▶ [What to produce]
In the entries below, find the line containing "Write the Observable" and the line containing "const fmt = v". Copy those two lines and everything between them exactly, without the pictures.
▼
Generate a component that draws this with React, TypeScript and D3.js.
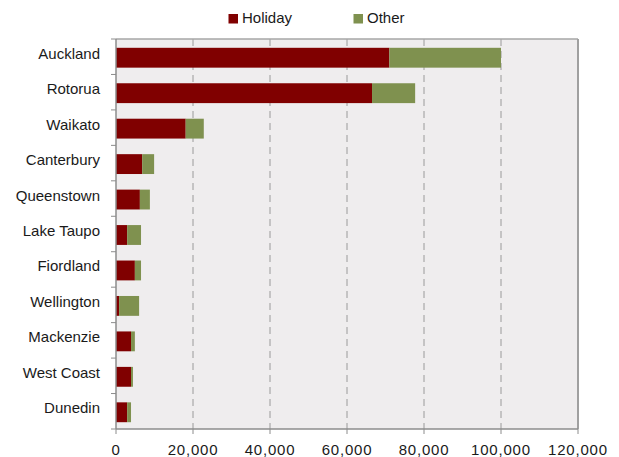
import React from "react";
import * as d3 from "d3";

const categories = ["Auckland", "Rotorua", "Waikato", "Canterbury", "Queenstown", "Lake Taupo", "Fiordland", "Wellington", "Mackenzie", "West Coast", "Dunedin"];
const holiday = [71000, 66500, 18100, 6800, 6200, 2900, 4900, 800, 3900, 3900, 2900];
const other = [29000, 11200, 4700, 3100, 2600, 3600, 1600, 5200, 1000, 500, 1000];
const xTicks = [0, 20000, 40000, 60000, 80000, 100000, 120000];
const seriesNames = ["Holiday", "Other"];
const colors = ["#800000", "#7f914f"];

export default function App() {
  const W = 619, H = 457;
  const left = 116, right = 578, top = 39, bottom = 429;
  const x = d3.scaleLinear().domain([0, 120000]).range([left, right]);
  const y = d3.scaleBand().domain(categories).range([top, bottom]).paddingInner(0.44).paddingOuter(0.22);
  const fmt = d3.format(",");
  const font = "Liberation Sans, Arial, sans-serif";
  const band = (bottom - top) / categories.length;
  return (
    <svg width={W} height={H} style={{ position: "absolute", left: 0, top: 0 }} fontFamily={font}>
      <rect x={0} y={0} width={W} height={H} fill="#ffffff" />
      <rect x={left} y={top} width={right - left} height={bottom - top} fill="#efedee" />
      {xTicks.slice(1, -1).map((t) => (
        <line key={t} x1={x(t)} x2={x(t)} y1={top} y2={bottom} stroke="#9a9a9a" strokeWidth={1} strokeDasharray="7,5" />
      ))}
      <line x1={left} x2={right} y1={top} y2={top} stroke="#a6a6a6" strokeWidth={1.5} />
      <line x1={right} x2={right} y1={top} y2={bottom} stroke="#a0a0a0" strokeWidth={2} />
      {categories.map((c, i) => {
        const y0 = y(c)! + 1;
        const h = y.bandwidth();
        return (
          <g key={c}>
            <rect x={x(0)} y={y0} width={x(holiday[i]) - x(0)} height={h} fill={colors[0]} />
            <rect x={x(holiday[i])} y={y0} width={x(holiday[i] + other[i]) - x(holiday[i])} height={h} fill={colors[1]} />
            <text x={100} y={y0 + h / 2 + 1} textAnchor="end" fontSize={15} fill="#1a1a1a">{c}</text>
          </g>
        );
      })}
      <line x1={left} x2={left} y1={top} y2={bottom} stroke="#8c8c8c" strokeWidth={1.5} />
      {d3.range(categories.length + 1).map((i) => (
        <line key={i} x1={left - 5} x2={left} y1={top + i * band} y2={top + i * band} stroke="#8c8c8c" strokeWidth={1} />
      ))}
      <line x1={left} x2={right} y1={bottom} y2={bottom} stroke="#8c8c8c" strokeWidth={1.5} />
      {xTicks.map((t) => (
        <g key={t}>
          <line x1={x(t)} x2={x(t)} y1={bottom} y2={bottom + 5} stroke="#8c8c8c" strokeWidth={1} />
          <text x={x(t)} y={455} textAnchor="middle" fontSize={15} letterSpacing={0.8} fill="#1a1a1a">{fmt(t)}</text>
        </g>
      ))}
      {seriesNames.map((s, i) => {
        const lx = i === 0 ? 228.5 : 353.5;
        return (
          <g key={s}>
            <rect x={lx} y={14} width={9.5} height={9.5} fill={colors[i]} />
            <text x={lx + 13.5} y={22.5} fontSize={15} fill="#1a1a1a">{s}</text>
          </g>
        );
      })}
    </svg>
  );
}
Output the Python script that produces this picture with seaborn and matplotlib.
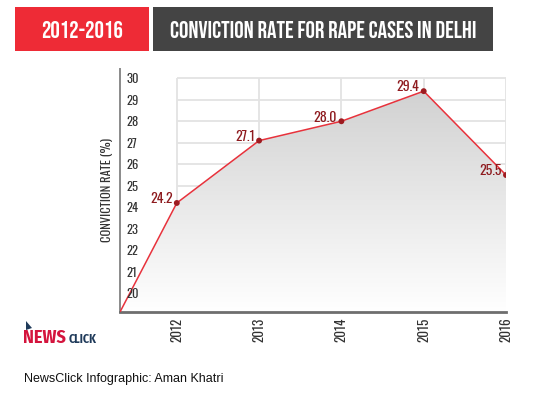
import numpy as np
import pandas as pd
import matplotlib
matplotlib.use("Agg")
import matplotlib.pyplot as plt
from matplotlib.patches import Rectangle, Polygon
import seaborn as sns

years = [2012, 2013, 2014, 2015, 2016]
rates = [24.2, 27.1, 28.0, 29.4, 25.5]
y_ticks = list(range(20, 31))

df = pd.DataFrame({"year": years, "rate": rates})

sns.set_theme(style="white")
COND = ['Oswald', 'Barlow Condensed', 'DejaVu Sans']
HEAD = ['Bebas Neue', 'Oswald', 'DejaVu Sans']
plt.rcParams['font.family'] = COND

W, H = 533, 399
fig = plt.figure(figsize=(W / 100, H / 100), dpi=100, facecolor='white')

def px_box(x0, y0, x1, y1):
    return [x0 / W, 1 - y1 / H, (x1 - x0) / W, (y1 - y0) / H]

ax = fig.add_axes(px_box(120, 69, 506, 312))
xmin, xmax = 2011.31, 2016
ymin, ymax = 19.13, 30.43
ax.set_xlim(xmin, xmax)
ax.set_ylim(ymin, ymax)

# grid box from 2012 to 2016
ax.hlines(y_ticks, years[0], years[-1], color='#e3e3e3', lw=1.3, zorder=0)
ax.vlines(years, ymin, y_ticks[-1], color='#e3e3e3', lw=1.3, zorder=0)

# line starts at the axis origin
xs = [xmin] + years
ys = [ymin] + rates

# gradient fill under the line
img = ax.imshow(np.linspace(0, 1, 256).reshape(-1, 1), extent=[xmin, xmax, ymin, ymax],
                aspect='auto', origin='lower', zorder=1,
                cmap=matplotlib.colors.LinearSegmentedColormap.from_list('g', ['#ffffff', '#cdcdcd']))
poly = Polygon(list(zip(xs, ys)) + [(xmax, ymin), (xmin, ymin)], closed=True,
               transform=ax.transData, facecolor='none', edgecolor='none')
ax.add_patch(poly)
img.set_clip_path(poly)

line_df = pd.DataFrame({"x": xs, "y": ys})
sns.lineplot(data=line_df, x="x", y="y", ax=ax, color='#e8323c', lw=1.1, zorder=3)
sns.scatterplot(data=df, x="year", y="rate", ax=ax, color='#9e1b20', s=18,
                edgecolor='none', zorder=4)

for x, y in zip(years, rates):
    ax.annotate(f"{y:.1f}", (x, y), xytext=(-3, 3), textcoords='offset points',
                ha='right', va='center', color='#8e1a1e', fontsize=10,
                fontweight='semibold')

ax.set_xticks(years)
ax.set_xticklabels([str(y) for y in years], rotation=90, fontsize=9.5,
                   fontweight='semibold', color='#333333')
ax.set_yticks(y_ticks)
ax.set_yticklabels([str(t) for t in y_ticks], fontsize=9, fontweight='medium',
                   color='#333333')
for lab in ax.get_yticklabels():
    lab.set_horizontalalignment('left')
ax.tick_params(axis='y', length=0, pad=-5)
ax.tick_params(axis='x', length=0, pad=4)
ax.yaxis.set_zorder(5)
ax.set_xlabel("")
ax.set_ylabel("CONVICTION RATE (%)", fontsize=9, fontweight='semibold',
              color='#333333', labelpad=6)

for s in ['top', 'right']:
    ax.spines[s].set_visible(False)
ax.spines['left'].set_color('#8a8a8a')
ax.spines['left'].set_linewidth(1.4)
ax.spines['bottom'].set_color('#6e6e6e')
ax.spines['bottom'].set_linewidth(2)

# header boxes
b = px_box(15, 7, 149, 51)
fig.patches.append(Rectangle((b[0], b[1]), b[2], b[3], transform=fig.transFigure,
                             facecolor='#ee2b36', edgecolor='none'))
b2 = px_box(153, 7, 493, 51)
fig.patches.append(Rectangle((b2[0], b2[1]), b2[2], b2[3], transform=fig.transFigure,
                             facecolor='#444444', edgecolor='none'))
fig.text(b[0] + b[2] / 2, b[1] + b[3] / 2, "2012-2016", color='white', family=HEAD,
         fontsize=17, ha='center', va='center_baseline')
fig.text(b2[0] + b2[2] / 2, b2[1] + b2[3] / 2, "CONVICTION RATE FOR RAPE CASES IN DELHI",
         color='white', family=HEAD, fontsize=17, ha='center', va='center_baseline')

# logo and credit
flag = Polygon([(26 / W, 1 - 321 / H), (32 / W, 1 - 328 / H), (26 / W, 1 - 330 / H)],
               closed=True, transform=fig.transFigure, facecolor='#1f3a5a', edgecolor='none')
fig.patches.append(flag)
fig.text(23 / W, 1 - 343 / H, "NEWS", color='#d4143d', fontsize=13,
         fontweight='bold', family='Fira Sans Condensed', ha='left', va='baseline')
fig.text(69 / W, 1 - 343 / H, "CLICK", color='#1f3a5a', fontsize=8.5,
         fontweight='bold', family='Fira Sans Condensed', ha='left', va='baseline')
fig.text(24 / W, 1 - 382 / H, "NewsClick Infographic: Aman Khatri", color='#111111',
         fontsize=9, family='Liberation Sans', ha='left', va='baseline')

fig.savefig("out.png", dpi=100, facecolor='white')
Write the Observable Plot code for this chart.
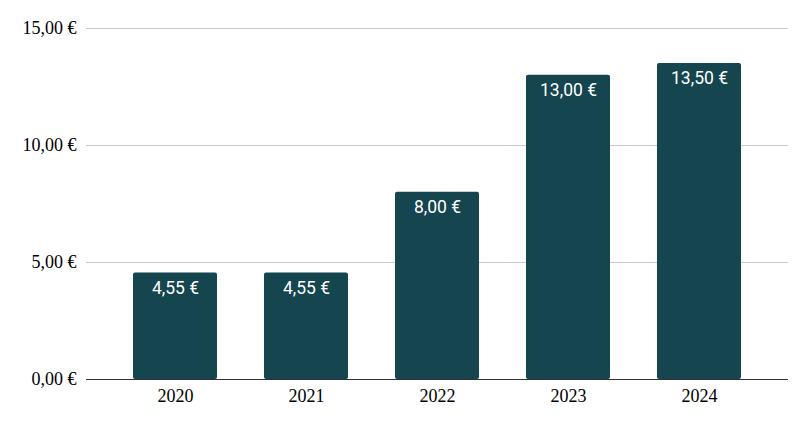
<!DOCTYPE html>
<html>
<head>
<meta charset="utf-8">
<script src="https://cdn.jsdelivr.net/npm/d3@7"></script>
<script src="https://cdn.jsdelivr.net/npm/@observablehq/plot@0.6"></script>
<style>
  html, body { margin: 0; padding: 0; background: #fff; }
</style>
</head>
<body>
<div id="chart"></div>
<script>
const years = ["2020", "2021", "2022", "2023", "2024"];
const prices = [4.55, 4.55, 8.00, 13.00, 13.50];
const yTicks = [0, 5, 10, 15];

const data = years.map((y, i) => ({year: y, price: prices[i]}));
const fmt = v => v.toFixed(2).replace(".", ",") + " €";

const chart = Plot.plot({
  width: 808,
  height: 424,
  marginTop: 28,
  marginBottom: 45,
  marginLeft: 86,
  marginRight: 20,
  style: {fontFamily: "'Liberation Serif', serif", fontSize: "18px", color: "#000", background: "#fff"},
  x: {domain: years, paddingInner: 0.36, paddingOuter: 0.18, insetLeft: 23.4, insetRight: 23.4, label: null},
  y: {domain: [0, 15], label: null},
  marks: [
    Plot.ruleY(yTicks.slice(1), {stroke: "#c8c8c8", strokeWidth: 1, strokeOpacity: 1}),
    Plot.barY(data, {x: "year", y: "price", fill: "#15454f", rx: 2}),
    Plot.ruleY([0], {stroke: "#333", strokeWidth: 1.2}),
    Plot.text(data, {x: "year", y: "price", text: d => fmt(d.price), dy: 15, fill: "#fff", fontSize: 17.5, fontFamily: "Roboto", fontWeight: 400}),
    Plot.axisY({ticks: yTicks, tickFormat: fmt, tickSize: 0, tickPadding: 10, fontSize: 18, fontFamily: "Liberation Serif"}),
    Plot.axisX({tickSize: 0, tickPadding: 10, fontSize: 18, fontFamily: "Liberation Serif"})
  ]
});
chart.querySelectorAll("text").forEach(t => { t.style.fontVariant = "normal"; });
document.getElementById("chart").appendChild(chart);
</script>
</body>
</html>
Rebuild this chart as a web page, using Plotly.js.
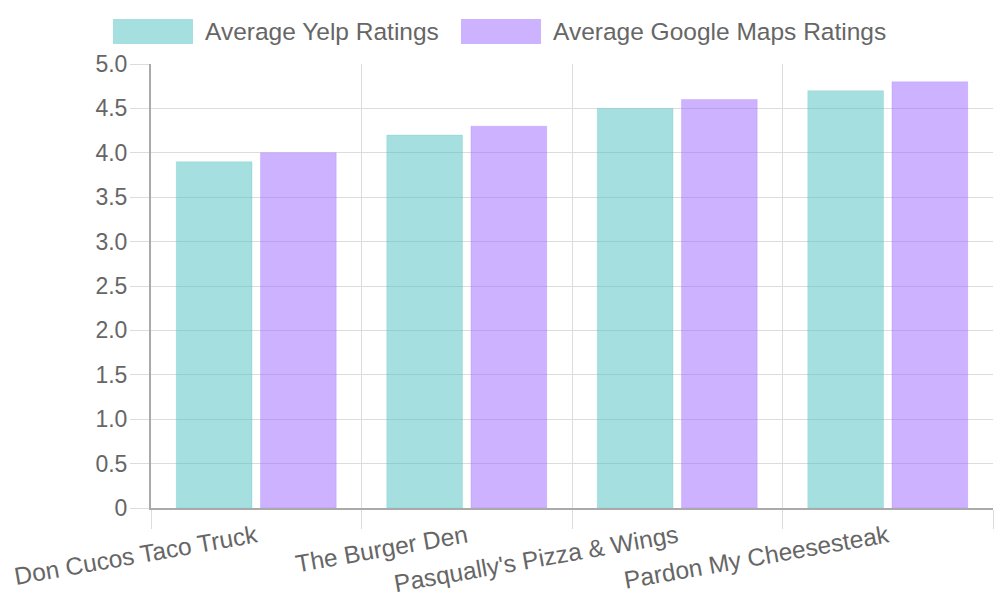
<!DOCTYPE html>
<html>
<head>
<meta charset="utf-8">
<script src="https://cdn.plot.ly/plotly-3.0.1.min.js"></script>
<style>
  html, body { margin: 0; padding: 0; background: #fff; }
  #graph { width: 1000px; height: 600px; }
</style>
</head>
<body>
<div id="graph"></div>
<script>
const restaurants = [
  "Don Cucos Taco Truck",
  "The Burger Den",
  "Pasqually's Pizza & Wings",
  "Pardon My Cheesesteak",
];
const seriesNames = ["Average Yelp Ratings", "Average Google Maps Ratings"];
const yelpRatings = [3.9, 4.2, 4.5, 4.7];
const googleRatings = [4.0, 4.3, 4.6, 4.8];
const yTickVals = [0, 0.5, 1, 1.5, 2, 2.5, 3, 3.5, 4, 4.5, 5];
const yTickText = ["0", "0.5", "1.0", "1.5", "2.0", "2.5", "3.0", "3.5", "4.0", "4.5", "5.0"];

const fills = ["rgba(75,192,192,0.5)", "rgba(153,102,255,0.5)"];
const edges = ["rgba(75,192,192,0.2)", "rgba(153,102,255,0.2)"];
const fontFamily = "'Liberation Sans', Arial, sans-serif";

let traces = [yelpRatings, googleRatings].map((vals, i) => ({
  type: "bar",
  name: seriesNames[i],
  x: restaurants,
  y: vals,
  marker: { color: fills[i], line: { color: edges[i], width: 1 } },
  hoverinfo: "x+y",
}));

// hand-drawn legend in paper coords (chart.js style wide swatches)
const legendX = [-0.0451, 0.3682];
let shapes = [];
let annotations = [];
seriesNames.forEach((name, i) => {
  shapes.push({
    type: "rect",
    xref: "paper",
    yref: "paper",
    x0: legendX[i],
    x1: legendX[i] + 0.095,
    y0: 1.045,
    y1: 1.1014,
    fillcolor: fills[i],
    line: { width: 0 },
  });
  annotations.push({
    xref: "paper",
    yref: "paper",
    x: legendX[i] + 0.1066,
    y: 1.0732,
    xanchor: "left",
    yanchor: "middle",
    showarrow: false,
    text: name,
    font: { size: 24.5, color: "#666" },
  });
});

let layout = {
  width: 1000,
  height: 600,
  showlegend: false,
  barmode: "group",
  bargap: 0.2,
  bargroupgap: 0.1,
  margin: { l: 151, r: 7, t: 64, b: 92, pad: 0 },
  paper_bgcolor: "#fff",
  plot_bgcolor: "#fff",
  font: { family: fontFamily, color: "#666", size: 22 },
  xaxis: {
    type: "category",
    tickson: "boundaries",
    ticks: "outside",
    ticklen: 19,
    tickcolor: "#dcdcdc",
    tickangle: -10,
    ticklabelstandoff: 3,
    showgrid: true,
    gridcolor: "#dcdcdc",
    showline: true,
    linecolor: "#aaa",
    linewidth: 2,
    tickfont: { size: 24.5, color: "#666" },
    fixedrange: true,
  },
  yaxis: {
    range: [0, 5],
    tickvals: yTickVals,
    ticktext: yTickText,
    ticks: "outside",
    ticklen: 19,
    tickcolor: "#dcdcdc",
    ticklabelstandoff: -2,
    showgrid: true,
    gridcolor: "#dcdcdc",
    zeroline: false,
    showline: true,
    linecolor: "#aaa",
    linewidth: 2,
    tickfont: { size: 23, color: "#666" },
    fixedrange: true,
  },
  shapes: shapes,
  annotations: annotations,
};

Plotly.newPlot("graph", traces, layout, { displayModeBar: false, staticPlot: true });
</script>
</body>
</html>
▲
▶ [Completed exercise]
Write the Observable Plot code for this chart.
<!DOCTYPE html>
<html>
<head>
<meta charset="utf-8">
<script src="https://cdn.jsdelivr.net/npm/d3@7"></script>
<script src="https://cdn.jsdelivr.net/npm/@observablehq/plot@0.6"></script>
<style>
  html, body { margin: 0; padding: 0; background: #fff; }
</style>
</head>
<body>
<div id="chart"></div>
<script>
const years = ["2020", "2021", "2022", "2023", "2024"];
const prices = [4.55, 4.55, 8.00, 13.00, 13.50];
const yTicks = [0, 5, 10, 15];

const data = years.map((y, i) => ({year: y, price: prices[i]}));
const fmt = v => v.toFixed(2).replace(".", ",") + " €";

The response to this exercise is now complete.